Kalau dipikir-pikir, seram juga sih melihat angka kematian yang tinggi yang menempatkan Italia jadi negara paling parah kena dampak corona setelah Cina.
Akhirnya, semalam sebelum saya menulis ini, Perdana Menteri Italia Giuseppe Conte memberlakukan lockdown Italia secara menyeluruh ke setiap sudut penjuru negeri. Kebijakan-kebijakan baru di antaranya, semua sekolah dan universitas tutup sampai 3 April. Cuti bersama untuk sementara. Aseeek, libur.
Praktis aktivitas di luar rumah juga benar-benar dibatasi sampai ke tahap ekstrem. Bahkan untuk bekerja sekalipun, sebagian besar kantor di Italia mengimbau pegawainya untuk smart working saja. Artinya kerja di rumah gitu, dengan menggunakan koneksi internet atau telepon untuk berkomunikasi.

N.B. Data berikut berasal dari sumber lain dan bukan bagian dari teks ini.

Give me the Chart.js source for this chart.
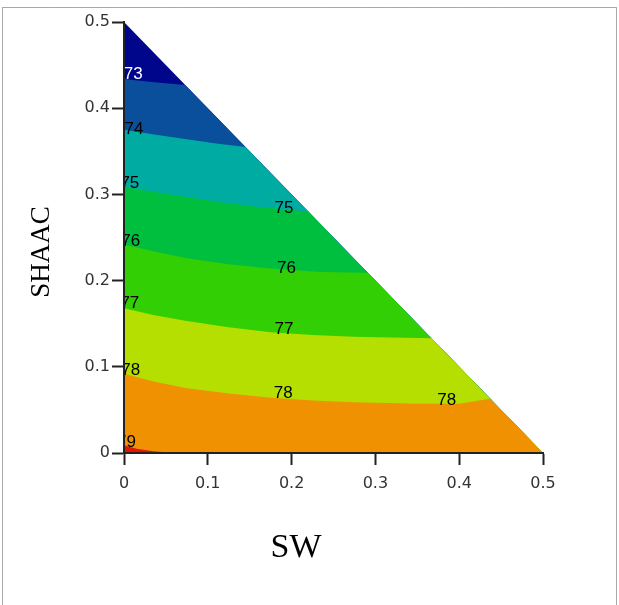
<!DOCTYPE html>
<html><head><meta charset="utf-8">
<script src="https://cdn.jsdelivr.net/npm/chart.js@4.4.1/dist/chart.umd.min.js"></script>
<style>
html,body{margin:0;padding:0;background:#fff;overflow:hidden}
#box{position:relative;width:619px;height:605px}
</style></head><body>
<div id="box"><canvas id="cnt"></canvas></div>
<script>
/* ===== 資料：等值線 (SW, SHAAC) ===== */
const triSW=[0,0.5,0],  triSH=[0.5,0,0];
const sw73=[0,0.036,0.073], sh73=[0.434,0.430,0.427];
const sw74=[0,0.04,0.075,0.11,0.145], sh74=[0.375,0.369,0.364,0.359,0.355];
const sw75=[0,0.035,0.075,0.115,0.155,0.19,0.220], sh75=[0.309,0.303,0.297,0.291,0.286,0.283,0.280];
const sw76=[0,0.035,0.075,0.125,0.175,0.235,0.291], sh76=[0.242,0.234,0.226,0.219,0.214,0.210,0.209];
const sw77=[0,0.035,0.075,0.125,0.175,0.225,0.274,0.320,0.367], sh77=[0.168,0.160,0.153,0.146,0.140,0.137,0.135,0.134,0.133];
const sw78=[0,0.035,0.075,0.125,0.175,0.225,0.274,0.350,0.400,0.437], sh78=[0.092,0.083,0.075,0.069,0.064,0.061,0.059,0.057,0.057,0.063];
const sw79=[0,0.015,0.035,0.06], sh79=[0.009,0.005,0.002,0];

/* 等值線標籤 */
const labTxt=['73','74','75','76','77','78','79','75','76','77','78','78'];
const labSW =[0.011,0.012,0.007,0.008,0.007,0.008,0.003,0.191,0.194,0.191,0.190,0.385];
const labSH =[0.439,0.375,0.313,0.246,0.174,0.096,0.012,0.284,0.214,0.143,0.069,0.061];

/* ---------- 樣式 ---------- */
const bandCol=['#00068c','#0a4f9c','#00aba2','#00bf3e','#31cf03','#b5df00','#ef9100','#e21500'];
const AXIS='#222';

/* ---------- 多邊形 ---------- */
const pts=(xs,ys)=>xs.map((x,i)=>({x,y:ys[i]}));
const below=(xs,ys)=>pts(xs,ys).concat([{x:0.5,y:0},{x:0,y:0}]);
const polys=[pts(triSW,triSH),below(sw73,sh73),below(sw74,sh74),below(sw75,sh75),
  below(sw76,sh76),below(sw77,sh77),below(sw78,sh78),below(sw79,sh79)];

const datasets=polys.map((d,i)=>({data:d,fill:'shape',backgroundColor:bandCol[i],
  borderWidth:0,pointRadius:0,tension:0,order:20-i}));

/* ---------- plugins ---------- */
const frame={id:'frame',beforeDraw(c){
  const {ctx}=c; ctx.save(); ctx.strokeStyle='#555'; ctx.lineWidth=1; ctx.setLineDash([1,1]);
  ctx.strokeRect(2.5,7.5,614,700); ctx.restore();}};

const isoLab={id:'isoLab',afterDatasetsDraw(c){
  const {ctx,chartArea:a,scales:{x,y}}=c;
  ctx.save(); ctx.beginPath(); ctx.rect(a.left,a.top,a.right-a.left,a.bottom-a.top); ctx.clip();
  ctx.font='17px "Liberation Sans", sans-serif'; ctx.textAlign='center'; ctx.textBaseline='middle';
  labTxt.forEach((t,i)=>{ctx.fillStyle=i===0?'#fff':'#000';
    ctx.fillText(t,x.getPixelForValue(labSW[i]),y.getPixelForValue(labSH[i]));});
  ctx.restore();}};

const axTitle={id:'axTitle',afterDraw(c){
  const {ctx}=c; ctx.save(); ctx.fillStyle='#000'; ctx.textAlign='center'; ctx.textBaseline='middle';
  ctx.font='34px "Liberation Serif", serif'; ctx.fillText('SW',296,548);
  ctx.font='27px "Liberation Serif", serif';
  ctx.translate(42,252); ctx.rotate(-Math.PI/2); ctx.fillText('SHAAC',0,0);
  ctx.restore();}};

const tickFmt=v=>String(+v.toFixed(1));
const axis=(w,pad)=>({type:'linear',min:0,max:0.5,
  grid:{drawOnChartArea:false,drawTicks:true,tickLength:12,tickWidth:2,tickColor:AXIS,z:1},
  border:{display:true,color:AXIS,width:2,z:1},
  ticks:{stepSize:0.1,callback:tickFmt,color:'#333',padding:pad,
    font:{family:'"DejaVu Sans", sans-serif',size:16}},
  afterFit:w});

new Chart(document.getElementById('cnt'),{
  type:'line',
  data:{datasets},
  options:{
    responsive:true,maintainAspectRatio:false,animation:false,
    layout:{padding:{top:22,right:76,left:0,bottom:0}},
    plugins:{legend:{display:false},tooltip:{enabled:false}},
    scales:{
      x:axis(s=>{s.height=152;},9),
      y:axis(s=>{s.width=124;},2)
    }
  },
  plugins:[frame,isoLab,axTitle]
});
</script>
</body></html>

Kegiatan yang biasanya melibatkan jumlah massa yang banyak seperti nikahan, pemakaman, atau beribadah—bahkan ke gereja sekalipun—tidak diperbolehkan. Jadi yang mau nikah, sampai mau bikin acara pemakaman harus pending dulu ya sampai batas waktu yang ditentukan.
Ini beneran.
Pemakaman tidak bisa dilakukan dalam waktu ini karena ya namanya pemakaman pasti kan ramai dengan orang. Rasanya jadi menyedihkan gitu membayangkannya.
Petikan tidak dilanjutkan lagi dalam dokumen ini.